Got on the water yesterday about 9:00am and the water was perfect for running for some tripletail. Found a good tide line in about 30 minutes and caught the first one of the day under a doritos bag. Well the bay kept getting calmer and even though my buddies were pounding the trout, I decided to keep after it. After about an hour I found a pole floating and pulled up to it to see the bigger of the two swimming right under it. Tossed a shrimp to him and 5 minutes later had him in the net. Back to the house, clean fish, clean boat and then celebrate the 4th with the fam.
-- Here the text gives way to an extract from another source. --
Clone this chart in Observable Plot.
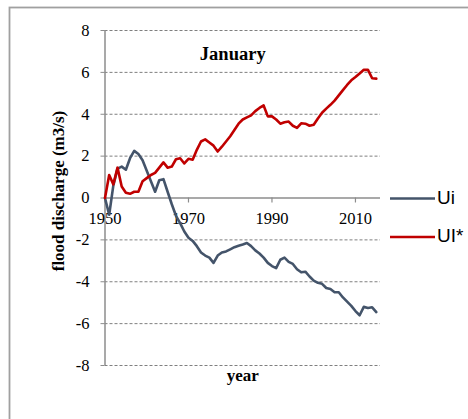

What an awesome day!


----------



## flukedaddy (Apr 11, 2009)

Cool, Nice fish and eats for sho.


----------



## DAWGONIT (Jan 16, 2009)

Pretty work & thanks for sharing.
++ on good eats!
catch 'em up.


----------



## Chris V (Oct 18, 2007)

Very, very nice! I hope all this fresh water doesn't screw up the TT bite


----------



## 21seapro21 (Jun 27, 2013)

Chris, I know...I am hoping the weather guys miss the forecast for the next few days. The fishing is tremendous right now.


----------



## DAWGONIT (Jan 16, 2009)

I have low confidence on the weather right now....I think we're good on rain though.


----------



## aquatic argobull (Mar 2, 2009)

Under a Doritos bag! LOL


----------



## 21seapro21 (Jun 27, 2013)

It is pretty crazy the things we have caught them on. Bleach bottle, kids beach ball...


----------



## Instant Karma (Oct 9, 2007)

Oh Yeah!


----------



## matlatcha (Jun 13, 2012)

Anyone ever have any luck with Tripletail in Perdido Bay?


----------



## GAjohn (May 23, 2012)

I found a tripletail holding on a milk crate about a mile off Grayton state park a few weeks ago.


----------



## 08everglades (Jun 28, 2013)

Nice!


----------



## 192 (Oct 1, 2007)

Nice report. Heading that way next week for a TT trip.


----------



## yellow mouth (Jun 25, 2013)

Nice job on the blackfish. I once caught a big one that was laying sideways with his eye under a floating orange. 

They are crazy fish for sure.


----------



## sel1005 (Jan 10, 2008)

crazy yes, but the best tasting fish in the ocean, IMHO.....


----------